## What is asked
Your task is to print exactly the lines from the line that contains "Write the matplotlib code for this chart." through the line that contains "bg.set_axis_off()", with pictures left out.

Plotting code records:
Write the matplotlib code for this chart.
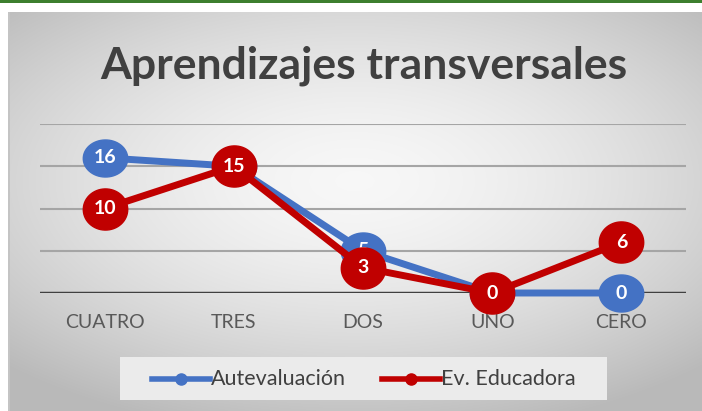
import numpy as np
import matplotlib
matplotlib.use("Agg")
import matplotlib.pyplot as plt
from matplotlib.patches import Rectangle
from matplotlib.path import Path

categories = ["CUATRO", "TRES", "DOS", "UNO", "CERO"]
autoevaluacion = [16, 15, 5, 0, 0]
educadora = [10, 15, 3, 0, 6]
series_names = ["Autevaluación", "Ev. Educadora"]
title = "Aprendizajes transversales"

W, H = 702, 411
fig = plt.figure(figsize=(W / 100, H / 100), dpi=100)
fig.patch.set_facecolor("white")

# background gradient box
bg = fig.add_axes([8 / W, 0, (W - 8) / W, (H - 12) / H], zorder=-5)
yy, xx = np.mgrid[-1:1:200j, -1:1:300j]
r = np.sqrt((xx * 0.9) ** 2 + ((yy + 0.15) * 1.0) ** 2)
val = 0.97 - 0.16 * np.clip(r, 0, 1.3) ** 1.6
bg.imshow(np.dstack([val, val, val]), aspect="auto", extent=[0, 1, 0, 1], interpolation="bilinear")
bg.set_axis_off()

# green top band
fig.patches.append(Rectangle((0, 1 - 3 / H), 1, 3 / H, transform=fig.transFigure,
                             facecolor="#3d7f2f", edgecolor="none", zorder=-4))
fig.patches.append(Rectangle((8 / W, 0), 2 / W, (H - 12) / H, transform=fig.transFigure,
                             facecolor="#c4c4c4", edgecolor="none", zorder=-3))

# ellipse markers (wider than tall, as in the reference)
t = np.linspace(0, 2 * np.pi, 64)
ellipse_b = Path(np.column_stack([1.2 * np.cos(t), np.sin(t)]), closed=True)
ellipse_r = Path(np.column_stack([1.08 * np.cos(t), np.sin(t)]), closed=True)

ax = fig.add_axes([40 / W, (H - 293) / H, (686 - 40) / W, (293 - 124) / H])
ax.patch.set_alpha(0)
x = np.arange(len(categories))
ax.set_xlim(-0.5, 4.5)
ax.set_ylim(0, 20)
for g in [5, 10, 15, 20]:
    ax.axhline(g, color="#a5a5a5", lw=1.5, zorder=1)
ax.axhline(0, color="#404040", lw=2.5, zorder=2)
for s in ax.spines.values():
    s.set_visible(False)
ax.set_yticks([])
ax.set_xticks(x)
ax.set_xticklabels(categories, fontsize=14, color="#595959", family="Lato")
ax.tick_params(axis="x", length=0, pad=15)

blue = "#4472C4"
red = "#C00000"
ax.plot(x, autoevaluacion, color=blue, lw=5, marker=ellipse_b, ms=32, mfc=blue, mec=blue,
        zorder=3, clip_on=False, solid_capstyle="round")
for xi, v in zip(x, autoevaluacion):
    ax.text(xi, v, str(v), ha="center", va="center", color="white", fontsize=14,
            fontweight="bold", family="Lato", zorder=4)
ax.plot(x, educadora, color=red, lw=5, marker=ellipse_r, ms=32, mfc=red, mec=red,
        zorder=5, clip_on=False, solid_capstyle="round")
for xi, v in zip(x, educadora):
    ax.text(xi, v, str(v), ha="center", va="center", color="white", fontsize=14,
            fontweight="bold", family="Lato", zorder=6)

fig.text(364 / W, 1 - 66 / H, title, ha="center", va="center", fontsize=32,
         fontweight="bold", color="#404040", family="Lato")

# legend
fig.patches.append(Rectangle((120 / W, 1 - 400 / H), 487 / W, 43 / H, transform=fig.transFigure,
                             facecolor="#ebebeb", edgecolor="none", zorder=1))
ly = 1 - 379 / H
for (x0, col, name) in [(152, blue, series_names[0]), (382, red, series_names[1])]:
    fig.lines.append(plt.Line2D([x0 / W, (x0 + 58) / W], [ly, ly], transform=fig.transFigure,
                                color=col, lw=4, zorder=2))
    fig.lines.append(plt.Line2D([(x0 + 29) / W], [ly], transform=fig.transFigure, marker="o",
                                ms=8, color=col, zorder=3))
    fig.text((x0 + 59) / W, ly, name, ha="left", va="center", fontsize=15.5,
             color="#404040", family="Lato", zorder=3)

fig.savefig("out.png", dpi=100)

* * *

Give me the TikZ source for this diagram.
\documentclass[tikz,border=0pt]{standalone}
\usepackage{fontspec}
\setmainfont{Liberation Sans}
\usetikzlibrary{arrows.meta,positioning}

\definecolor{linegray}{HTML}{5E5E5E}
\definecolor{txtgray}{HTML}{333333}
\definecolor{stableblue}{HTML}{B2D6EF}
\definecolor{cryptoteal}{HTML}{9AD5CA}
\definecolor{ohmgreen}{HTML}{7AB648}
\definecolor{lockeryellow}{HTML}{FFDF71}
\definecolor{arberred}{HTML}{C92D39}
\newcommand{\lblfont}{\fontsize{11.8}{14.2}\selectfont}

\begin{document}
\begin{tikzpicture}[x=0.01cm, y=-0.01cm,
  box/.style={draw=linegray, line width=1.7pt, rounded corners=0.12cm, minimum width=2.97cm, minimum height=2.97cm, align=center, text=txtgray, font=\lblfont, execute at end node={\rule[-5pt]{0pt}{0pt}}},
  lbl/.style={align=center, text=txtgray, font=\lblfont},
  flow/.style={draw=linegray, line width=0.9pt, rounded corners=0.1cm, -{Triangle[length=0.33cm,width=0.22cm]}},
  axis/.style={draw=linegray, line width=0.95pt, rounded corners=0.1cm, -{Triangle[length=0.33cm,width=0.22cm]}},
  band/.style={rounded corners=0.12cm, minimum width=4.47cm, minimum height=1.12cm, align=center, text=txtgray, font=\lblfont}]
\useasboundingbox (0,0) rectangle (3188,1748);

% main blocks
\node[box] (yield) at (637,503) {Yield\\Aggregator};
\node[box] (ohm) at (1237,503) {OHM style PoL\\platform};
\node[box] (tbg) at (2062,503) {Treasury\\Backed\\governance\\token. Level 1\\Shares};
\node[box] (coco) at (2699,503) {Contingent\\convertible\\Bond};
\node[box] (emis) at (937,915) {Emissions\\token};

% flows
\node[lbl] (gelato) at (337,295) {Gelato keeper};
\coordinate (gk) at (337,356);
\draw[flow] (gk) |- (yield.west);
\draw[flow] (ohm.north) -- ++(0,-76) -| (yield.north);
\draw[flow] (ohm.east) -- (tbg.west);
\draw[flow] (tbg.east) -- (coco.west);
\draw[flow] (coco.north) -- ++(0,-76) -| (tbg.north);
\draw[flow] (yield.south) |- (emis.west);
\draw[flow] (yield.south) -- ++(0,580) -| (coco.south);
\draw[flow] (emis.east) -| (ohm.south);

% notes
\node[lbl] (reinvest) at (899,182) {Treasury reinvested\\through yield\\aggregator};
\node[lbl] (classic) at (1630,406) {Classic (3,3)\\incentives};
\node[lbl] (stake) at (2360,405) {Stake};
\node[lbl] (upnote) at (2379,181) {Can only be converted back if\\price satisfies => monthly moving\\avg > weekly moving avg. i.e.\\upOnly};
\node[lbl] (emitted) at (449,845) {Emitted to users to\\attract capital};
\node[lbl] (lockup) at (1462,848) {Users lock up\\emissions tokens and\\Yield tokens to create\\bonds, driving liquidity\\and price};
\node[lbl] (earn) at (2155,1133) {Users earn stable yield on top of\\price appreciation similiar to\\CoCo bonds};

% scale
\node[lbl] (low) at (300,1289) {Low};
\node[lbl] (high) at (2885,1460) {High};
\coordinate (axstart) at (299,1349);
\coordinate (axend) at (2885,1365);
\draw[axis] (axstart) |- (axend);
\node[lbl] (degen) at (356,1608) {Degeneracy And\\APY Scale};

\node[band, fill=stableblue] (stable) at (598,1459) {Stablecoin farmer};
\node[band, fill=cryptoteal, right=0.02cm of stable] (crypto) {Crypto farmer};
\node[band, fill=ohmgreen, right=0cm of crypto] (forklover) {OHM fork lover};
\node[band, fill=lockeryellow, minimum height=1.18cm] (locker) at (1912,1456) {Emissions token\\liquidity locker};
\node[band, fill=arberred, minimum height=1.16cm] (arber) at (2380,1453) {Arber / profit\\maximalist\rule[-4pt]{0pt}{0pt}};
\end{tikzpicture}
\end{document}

## Response below
Write the matplotlib code for this chart.
import numpy as np
import matplotlib
matplotlib.use("Agg")
import matplotlib.pyplot as plt
from matplotlib.patches import Rectangle
from matplotlib.path import Path

categories = ["CUATRO", "TRES", "DOS", "UNO", "CERO"]
autoevaluacion = [16, 15, 5, 0, 0]
educadora = [10, 15, 3, 0, 6]
series_names = ["Autevaluación", "Ev. Educadora"]
title = "Aprendizajes transversales"

W, H = 702, 411
fig = plt.figure(figsize=(W / 100, H / 100), dpi=100)
fig.patch.set_facecolor("white")

# background gradient box
bg = fig.add_axes([8 / W, 0, (W - 8) / W, (H - 12) / H], zorder=-5)
yy, xx = np.mgrid[-1:1:200j, -1:1:300j]
r = np.sqrt((xx * 0.9) ** 2 + ((yy + 0.15) * 1.0) ** 2)
val = 0.97 - 0.16 * np.clip(r, 0, 1.3) ** 1.6
bg.imshow(np.dstack([val, val, val]), aspect="auto", extent=[0, 1, 0, 1], interpolation="bilinear")
bg.set_axis_off()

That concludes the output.